Sam Lawler, an associate professor at the University of Regina, says the darkness that astronomers and stargazers rely on is becoming harder to find due to the increase in "very reflective" satellites being sent into low orbit.

"The light pollution from satellites is global -- there's nowhere that you can get away from it," Lawler told CTV's Your Morning on Friday.

Lawler said the satellites causing the most recent problems are those launched by Elon Musk's SpaceX as part of its Starlink internet service.

"Just a few satellites is not a problem, but when all of a sudden there are thousands or tens of thousands of them reflecting sunlight, then that starts to change the way the night sky looks and we're right on the threshold of that," Lawler said.

Lawler said the number of low-flying satellites has "increased dramatically" in the last year, "almost entirely due to Starlink launches."
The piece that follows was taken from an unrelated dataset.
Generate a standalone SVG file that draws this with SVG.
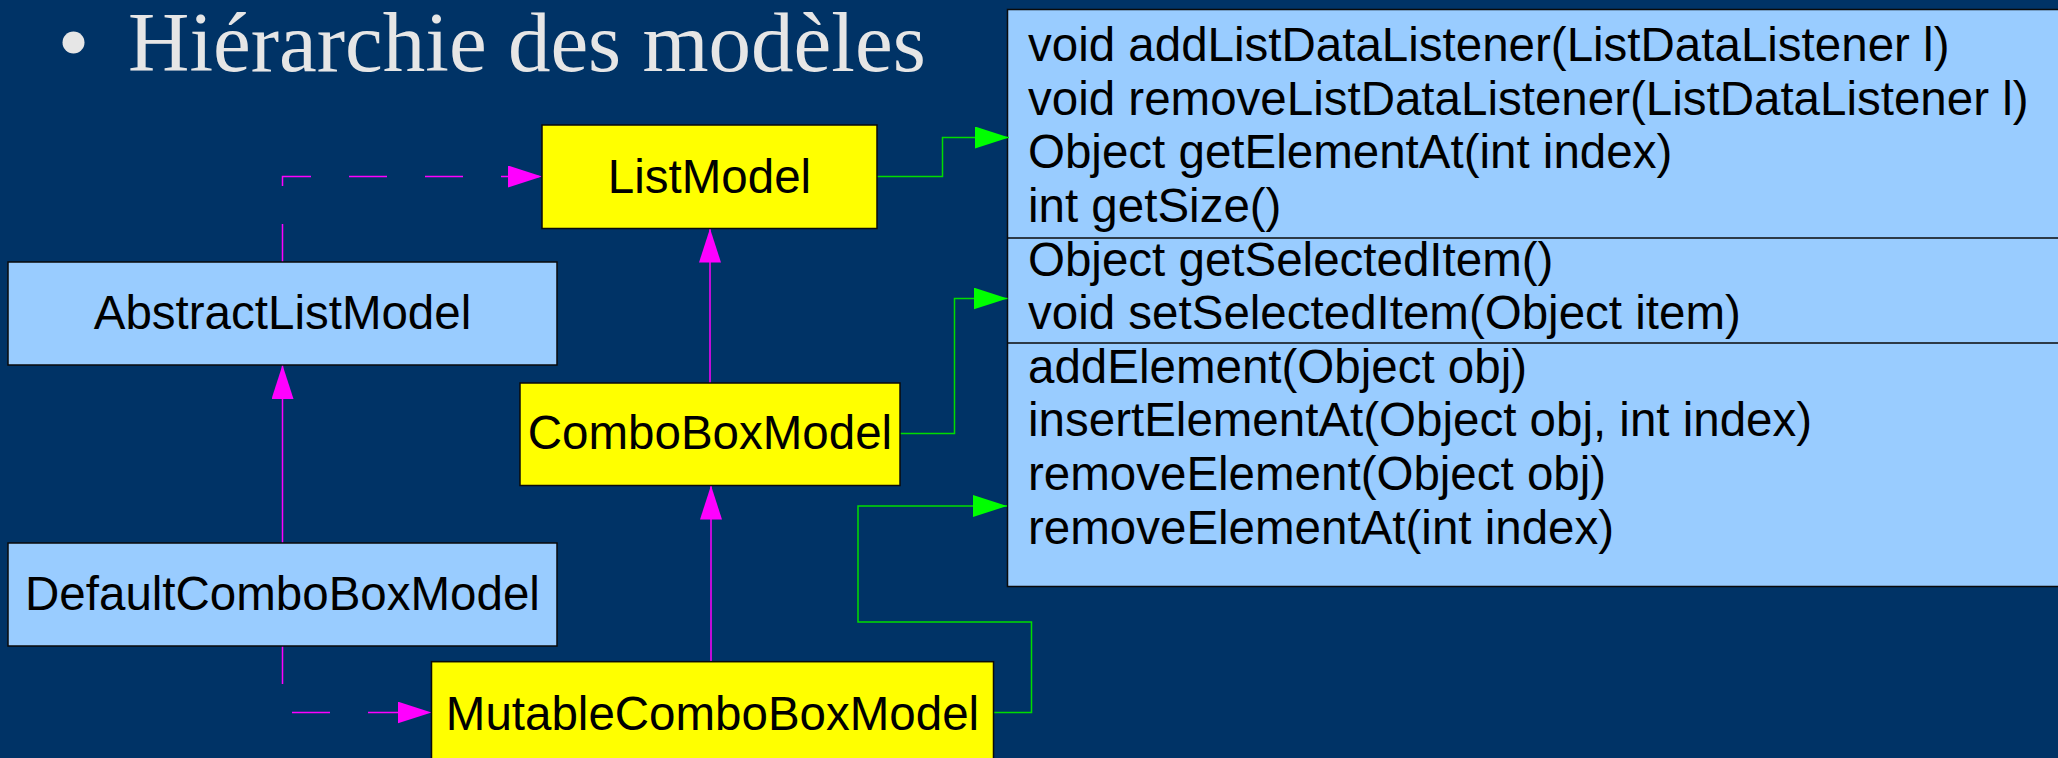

Lawler, who studies Kuiper Belt objects such as the planet Pluto, said these objects are 15 million times fainter than the Starlink satellites, hampering hers and other astronomers' work.

"They're launching more satellites every two to three weeks [in] batches of 60, so they want to get to 42,000 satellites when currently there's only a few thousand," she said.

"So this will very much change the way the night sky looks."

According to a study published in March, researchers with the Royal Astronomical Society found that the number of objects orbiting Earth, including satellites and space debris, could elevate the overall brightness of the night sky by more than 10 per cent above natural light levels across the majority of planet.

The study reported that this would exceed a threshold that astronomers set more than 40 years ago for considering a location "light polluted."

A 2016 study also reported that 80 per cent of North Americans and 60 per cent of Europeans can no longer see the glowing band of the Milky Way because of the impact of artificial lighting.

Lawler acknowledged that there are "significant benefits" to these satellites, including internet access for those in remote communities. However, she said people in remote areas also have a "very good view of the night sky," and will have to give that up in return.

To help tackle the issue and protect the night sky, Lawler says there needs to be international regulation of space.

"We need to recognize that low Earth orbit is an environment that's intimately connected to our atmosphere, so that has to happen at the international level," Lawler said.

Lawler said Canada can also aid in reducing light pollution by implementing regulations that require communication services to take into account the negative impacts of satellites.